Elim menuturkan transmisi menuju nol emisi karbon menjadi semakin penting karena pasar dari produk Sinar Mas meliputi 150 negara, yang memiliki perhatian tinggi terhadap energi ramah lingkungan. Ditambah kerja sama yang telah terjalin dengan perusahaan-perusahaan yang berkomitmen terhadap misi nol emisi karbon.

Adapun Public Affairs Manager Multi Bintang Indonesia, Agam Subarkah mengungkapkan memiliki target ambisius NZE dapat dilakukan pada 2030. “Bahkan komitmen untuk 100 persen energi baru terbarukan itu bisa mulai 2025 jadi sejak tahun tersebut all supply change di Multi Bintang ini harus menggunakan EBT,” ujarnya.
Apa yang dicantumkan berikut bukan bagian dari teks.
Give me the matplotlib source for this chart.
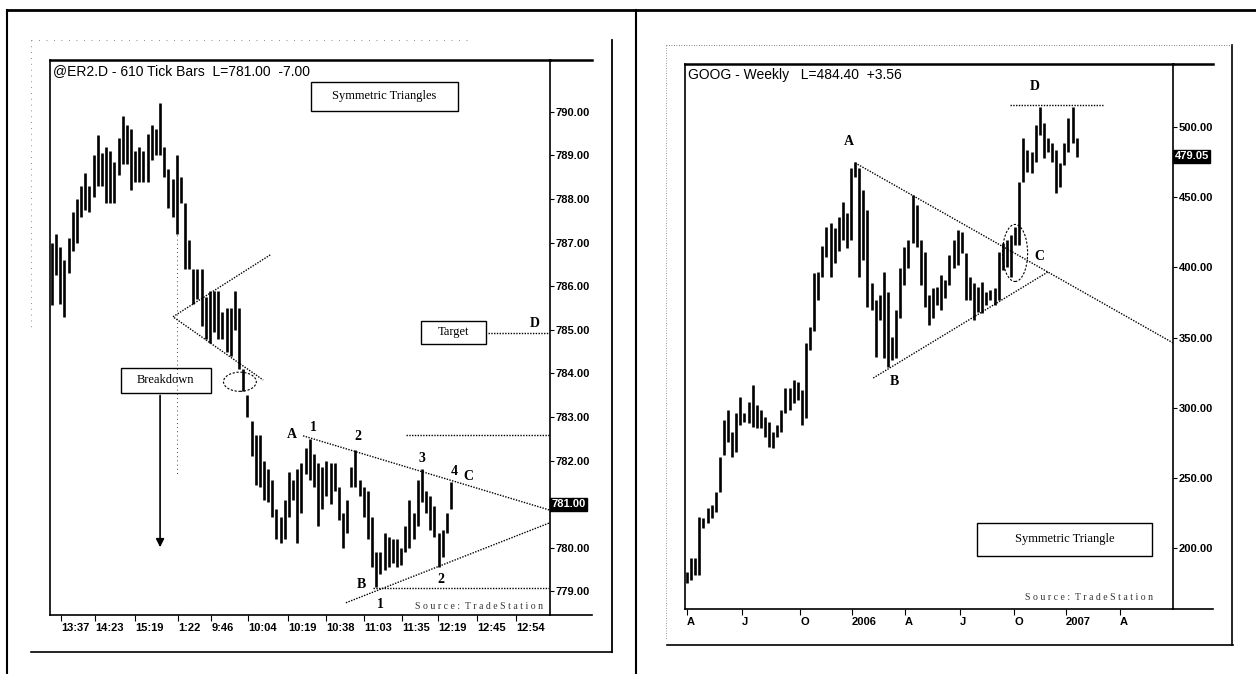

Sebagai perusahaan yang operasionalnya membutuhkan energi panas, Multi Bintang Indonesia tengah mensiasatinya dengan menggunakan biomasa yang berasal dari sekam padi. Hal itu sudah dilakukannya dengan capaian 28 persen. “Sekarang sedang proses pembangunan di Tangerang dari semua target energi kami 64 persen dengan menggunakan limbah sekam padi,” papar Agam.

Sementara itu, Direktur Human Capital Sritex Group, Bagus Wiratama mengakui produksi garmen membutuhkan panas batu bara mencapai konsumsi sebesar 80 persen. Konsumsi listrik mencapai 70 persen sebagian besar digunakan untuk proses pembuatan benang, kain mentah, kain jadi, garmen sampai finishing.

Meski begitu, ia menargetkan NZE 100 persen dapat diterapkan pada 2030. Caranya dengan melakukan shifting yang sudah berjalan, dilanjutkan dengan penggunaan lampu LED dan instalasi rooftop transparan.

Sekjend DPP Apkasindo, Rino Afrino, menyatakan target penurunan NZE bisa dilakukan dengan penggunaan pupuk kimia yang tepat guna dan tepat dosis. Penggunaan berlebih akan memberikan dampak pada lahan gambut.

Adapun dari aspek industri kelapa sawit, penggunaan teknologi metan capture bermanfaat untuk menangkap limbah kolam sawit dapat dikonversi menjadi energi listrik. Termasuk cangkang sawit yang dapat dimanfaatkan untuk pembangkit listrik sebagai pengganti energi fosil.

“Terakhir program B30 ini program fenomenal pada 2021. Sebanyak 9,5 juta sudah disumbangkan sawit dalam campuran solar,” kata Rino.